While still working for the state attorney, Gaum served part-time as a local councillor in Stellenbosch, representing the National Party (NP). Simultaneously, from 1996 to 1999, he was head of the legal division of the NP, which became the New National Party (NNP) from 1997; he, therefore, advised the party during the drafting of South Africa's post-apartheid Constitution.
In the 1999 general election, Gaum was elected to an NNP seat in the National Assembly, representing the Western Cape constituency.[4] The following year, he was appointed to the education portfolio in Tony Leon's shadow cabinet.[5] In December 2001, when Peter Marais was elected as Premier of the Western Cape, Gaum left the National Assembly to join the Western Cape Provincial Parliament as the Western Cape's Member of the Executive Council for Education.
He remained in that office[6] until the next general election in 2004, when he returned to the Western Cape constituency in the National Assembly.[7] On 13 September 2005, during that year's floor-crossing window, he left the NNP to join the ruling African National Congress (ANC).[8] He thereafter served as Deputy Minister of Education from 5 November 2008 until the 2009 general election.[9] He was not initially re-elected to Parliament in the 2009 election and instead he served for a period in 2010 as legal advisor in the office of the Minister of Cooperative Governance and Traditional Affairs, a post then held by Sicelo Shiceka. He was sworn back into the National Assembly on 4 November 2010 when a casual vacancy arose in an ANC seat due to Barbara Hogan's resignation.[10]

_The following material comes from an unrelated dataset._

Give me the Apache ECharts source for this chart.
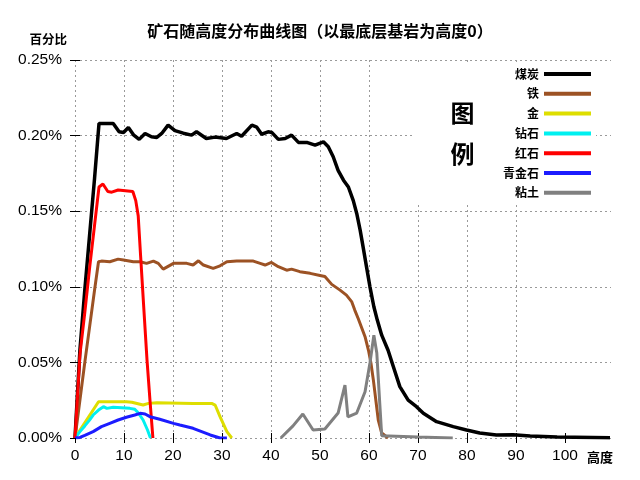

Gaum left Parliament after the 2014 general election and subsequently served as a parliamentary liaison officer in the Ministry of Home Affairs. In late 2016, the National Assembly approved his appointment as a full-time commissioner of the South African Human Rights Commission.[11] In 2017 he began a seven-year term as a commissioner with responsibility for basic education.
He is married to Ilse, who is also a lawyer.